Use of Other Brand Fittings
A variety of other cast/ductile iron, bronze, aluminium, steel, ABS and PVC fittings may be used with Vinidex PVC pipes. In most cases the fittings have sockets that are shorter than pipe sockets. When the socket is too short for the spigot to be inserted to the witness mark, the pipe should be fully homed and special precautions should be taken during construction to ensure that no contraction of the pipe will be taken up at these joints, i.e. it should be taken up at other joints.
The main functions of a flanged joint is to create a demountable joint, to connect valves and vessels where strength in tension is required, or to joint to other materials.
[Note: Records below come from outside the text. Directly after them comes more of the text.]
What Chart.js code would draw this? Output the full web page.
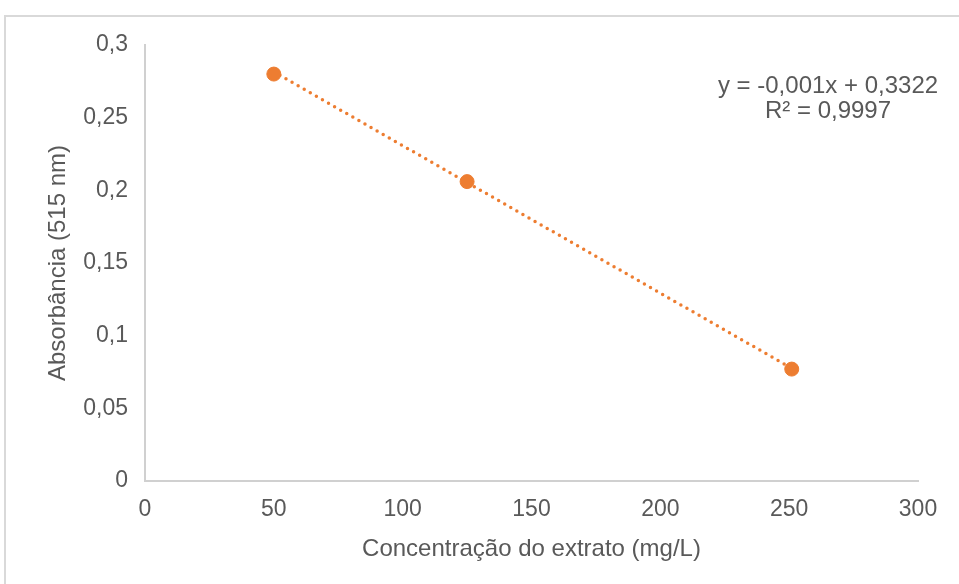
<!DOCTYPE html>
<html>
<head>
<meta charset="utf-8">
<script src="https://cdn.jsdelivr.net/npm/chart.js@4.4.1/dist/chart.umd.min.js"></script>
<style>
  html, body { margin: 0; padding: 0; background: #fff; }
  #wrap { position: relative; width: 959px; height: 584px; overflow: hidden; }
  #frame { position: absolute; left: 4px; top: 15px; width: 1200px; height: 800px;
           border-top: 2px solid #d9d9d9; border-left: 2px solid #d9d9d9; }
  canvas { position: absolute; left: 0; top: 0; }
</style>
</head>
<body>
<div id="wrap">
  <div id="frame"></div>
  <canvas id="chart" width="959" height="584"></canvas>
</div>
<script>
// measured points
const concentration = [50, 125, 251];
const absorbance = [0.28, 0.206, 0.077];

// linear trendline end points
const trendX = [50, 251];
const trendY = [0.2815, 0.0775];

const equationLines = ['y = -0,001x + 0,3322', 'R² = 0,9997'];

const xTitle = 'Concentração do extrato (mg/L)';
const yTitle = 'Absorbância (515 nm)';

const textColor = '#595959';
const orange = '#ED7D31';
const fontFamily = '"Liberation Sans", Arial, sans-serif';

const commaNum = v => String(Math.round(v * 1000) / 1000).replace('.', ',');

const equationPlugin = {
    id: 'equation',
    afterDatasetsDraw(chart) {
        const ctx = chart.ctx;
        ctx.save();
        ctx.fillStyle = textColor;
        ctx.font = '24px ' + fontFamily;
        ctx.textAlign = 'center';
        ctx.textBaseline = 'middle';
        equationLines.forEach((line, i) => ctx.fillText(line, 828, 86 + i * 25));
        ctx.restore();
    }
};

const ctx = document.getElementById('chart').getContext('2d');
new Chart(ctx, {
    type: 'scatter',
    data: {
        datasets: [
            {
                label: 'trend',
                data: trendX.map((x, i) => ({ x: x, y: trendY[i] })),
                showLine: true,
                borderColor: orange,
                borderWidth: 3.5,
                borderDash: [0, 7],
                borderCapStyle: 'round',
                pointRadius: 0,
                order: 2
            },
            {
                label: 'Absorbância',
                data: concentration.map((x, i) => ({ x: x, y: absorbance[i] })),
                backgroundColor: orange,
                borderColor: orange,
                pointRadius: 7,
                order: 1
            }
        ]
    },
    options: {
        responsive: false,
        animation: false,
        layout: { padding: { left: 0, top: 45, right: 41, bottom: 0 } },
        plugins: {
            legend: { display: false },
            tooltip: { enabled: false }
        },
        scales: {
            x: {
                type: 'linear',
                min: 0,
                max: 300,
                ticks: {
                    stepSize: 50,
                    color: textColor,
                    font: { family: fontFamily, size: 23 },
                    padding: 15
                },
                grid: { display: false, drawTicks: false },
                border: { color: '#d0d0d0', width: 2 },
                title: {
                    display: true,
                    text: xTitle,
                    color: textColor,
                    font: { family: fontFamily, size: 24 },
                    padding: { top: 8, bottom: 20 }
                },
                afterFit: scale => { scale.height = 103; }
            },
            y: {
                min: 0,
                max: 0.3,
                ticks: {
                    stepSize: 0.05,
                    color: textColor,
                    font: { family: fontFamily, size: 23 },
                    padding: 17,
                    callback: v => commaNum(v)
                },
                grid: { display: false, drawTicks: false },
                border: { color: '#d0d0d0', width: 2 },
                title: {
                    display: true,
                    text: yTitle,
                    color: textColor,
                    font: { family: fontFamily, size: 24 },
                    padding: { top: 44, bottom: 8 }
                },
                afterFit: scale => { scale.width = 145; }
            }
        }
    },
    plugins: [equationPlugin]
});
</script>
</body>
</html>
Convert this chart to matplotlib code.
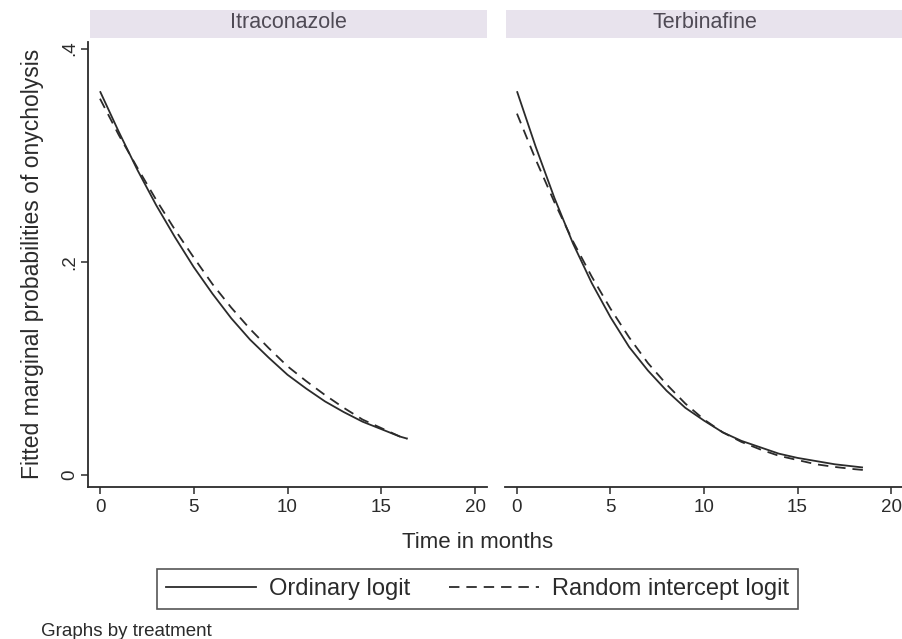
import matplotlib
matplotlib.use("Agg")
import matplotlib.pyplot as plt
from matplotlib.patches import Rectangle
from matplotlib.lines import Line2D

plt.rcParams['font.family'] = ['Liberation Sans', 'DejaVu Sans']
plt.rcParams['lines.scale_dashes'] = False

# Data
panels = ["Itraconazole", "Terbinafine"]
series_labels = ["Ordinary logit", "Random intercept logit"]

itra_months = [0, 1, 2, 3, 4, 5, 6, 7, 8, 9, 10, 11, 12, 13, 14, 15, 16, 16.4]
itra_ordinary = [0.360, 0.322, 0.286, 0.253, 0.223, 0.195, 0.170, 0.147, 0.127,
                 0.110, 0.094, 0.081, 0.069, 0.059, 0.050, 0.043, 0.036, 0.034]
itra_random = [0.353, 0.319, 0.288, 0.258, 0.230, 0.204, 0.179, 0.157, 0.137,
               0.119, 0.102, 0.088, 0.075, 0.063, 0.052, 0.044, 0.036, 0.034]

terb_months = [0, 1, 2, 3, 4, 5, 6, 7, 8, 9, 10, 11, 12, 13, 14, 15, 16, 17, 18, 18.5]
terb_ordinary = [0.360, 0.308, 0.260, 0.217, 0.180, 0.148, 0.120, 0.098, 0.079,
                 0.063, 0.051, 0.040, 0.032, 0.026, 0.020, 0.016, 0.013, 0.010,
                 0.008, 0.007]
terb_random = [0.339, 0.296, 0.256, 0.219, 0.186, 0.156, 0.129, 0.105, 0.085,
               0.067, 0.052, 0.040, 0.031, 0.024, 0.018, 0.014, 0.010, 0.0075,
               0.0055, 0.0047]

x_ticks = [0, 5, 10, 15, 20]
y_ticks = [0, 0.2, 0.4]
y_tick_labels = ["0", ".2", ".4"]

W, H = 903, 639
fig = plt.figure(figsize=(W / 100, H / 100), dpi=100)
fig.patch.set_facecolor("white")

ink = "#2b2b2b"
strip_col = "#e8e3ed"
strip_text = "#4f4a55"


def fx(px):
    return px / W


def fy(py):
    return 1 - py / H


ax_bottom, ax_top = 487, 42
ax_left = fig.add_axes([fx(88), fy(ax_bottom), fx(487 - 88), (ax_bottom - ax_top) / H])
ax_right = fig.add_axes([fx(505), fy(ax_bottom), fx(903 - 505), (ax_bottom - ax_top) / H])

data = [
    (itra_months, itra_ordinary, itra_random),
    (terb_months, terb_ordinary, terb_random),
]
strips = [(90, 487), (506, 903)]
dash = (0, (7.5, 5))

for i, (ax, (t, p_ord, p_rand)) in enumerate(zip([ax_left, ax_right], data)):
    ax.plot(t, p_ord, color=ink, lw=1.3, solid_capstyle="butt")
    ax.plot(t, p_rand, color=ink, lw=1.3, linestyle=dash)
    ax.set_xlim(-0.64, 20.64)
    ax.set_ylim(-0.0113, 0.4062)
    ax.set_xticks(x_ticks)
    ax.set_xticklabels([str(v) for v in x_ticks], fontsize=13.5, color=ink)
    ax.tick_params(axis="x", direction="out", length=5, width=1.1, color=ink, pad=4)
    for s in ["top", "right"]:
        ax.spines[s].set_visible(False)
    ax.spines["bottom"].set_color(ink)
    ax.spines["bottom"].set_linewidth(1.3)
    if i == 0:
        ax.set_yticks(y_ticks)
        ax.set_yticklabels(y_tick_labels, fontsize=13.5, color=ink,
                           rotation=90, va="center")
        ax.tick_params(axis="y", direction="out", length=5, width=1.1, color=ink, pad=2)
        ax.spines["left"].set_color(ink)
        ax.spines["left"].set_linewidth(1.3)
    else:
        ax.spines["left"].set_visible(False)
        ax.set_yticks([])
    ax.set_facecolor("none")

    # strip header
    x0, x1 = strips[i]
    fig.patches.append(Rectangle((fx(x0), fy(38)), fx(x1 - x0), 28 / H,
                                 transform=fig.transFigure, facecolor=strip_col,
                                 edgecolor="none", zorder=0))
    fig.text(fx((x0 + x1) / 2), fy(23), panels[i], ha="center", va="center",
             fontsize=15.5, color=strip_text)

fig.text(fx(33), fy(264), "Fitted marginal probabilities of onycholysis",
         rotation=90, ha="center", va="center", fontsize=16.5, color=ink)
fig.text(fx(478), fy(542), "Time in months", ha="center", va="center",
         fontsize=16, color=ink)

handles = [
    Line2D([], [], color=ink, lw=1.3),
    Line2D([], [], color=ink, lw=1.3, linestyle=dash),
]
leg = fig.legend(handles, series_labels, loc="center",
                 bbox_to_anchor=(fx(477.5), fy(589)), ncol=2, fontsize=17,
                 frameon=True, fancybox=False, handlelength=3.8,
                 handletextpad=0.55, columnspacing=1.65, borderpad=0.4,
                 borderaxespad=0)
leg.get_frame().set_edgecolor(ink)
leg.get_frame().set_linewidth(1.2)
for txt in leg.get_texts():
    txt.set_color(ink)

fig.text(fx(41), fy(632), "Graphs by treatment", ha="left", va="center",
         fontsize=13.5, color=ink)

fig.savefig("out.png", dpi=100)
The three types of flanges available are:
- Full-faced PVC socketed flanges.
- PVC socketed stub flanges with loose PVC or metal backing rings.
- Tapered cores with either metal or PVC flanges.
Flange joints require gaskets to seal them. In high stress situations, metal backing plates or flat washers are also required to spread the force and prevent damage to the flange. Bolts should not be over tightened. Epoxy-coated aluminium or ductile iron flange adaptors are also available.
For normal water supply purposes, the cutting of threads on PVC pipes is not an acceptable practice. A moulded threaded adaptor should be used.
When making threaded joints the following points should be observed:
- A thread sealant is recommended, and the only acceptable material is PTFE (TEFLON) tape. Hemp, grease or solvent cement should never be used. Test the ‘fit’ of the joint, particularly when connecting to other materials or to other manufacturers’ fittings. Judge the amount of tape accordingly. Under no circumstances should the thread bottom against a stop on either the male or female fitting.
- Hand tighten initially. Usually a further two more turns are sufficient to effect a seal. Tighten only just enough to seal, plus half a turn more.
Over tightening will over stress the fitting. Avoid using serrated grip tools particularly on the plain barrel of fittings or pipes.
- If a threaded connection is made to a metal fitting, it is preferable that the male thread be PVC. For female PVC fittings special care should be taken to avoid overstressing.
GOLDEN RULE: Do not overtighten!
There are various types of compression joints available for use with PVC pipes. In principle, all of these affect a seal by mechanical compression of a rubber ring by means of threaded caps or bolted end plates. Because immediate pressurisation is possible such joints are generally preferred for repair work.
They are also used frequently for final connections in difficult situations where slight misalignment cannot be avoided.
When making compression joints the manufacturers’ recommendations should be followed. Over-tightening should be avoided. It may be found advantageous to use a lubricant on the rubber ring.
Connection to Other Materials
A wide range of adaptors to joint PVC pipes and fittings to pipes and fittings of other materials is available.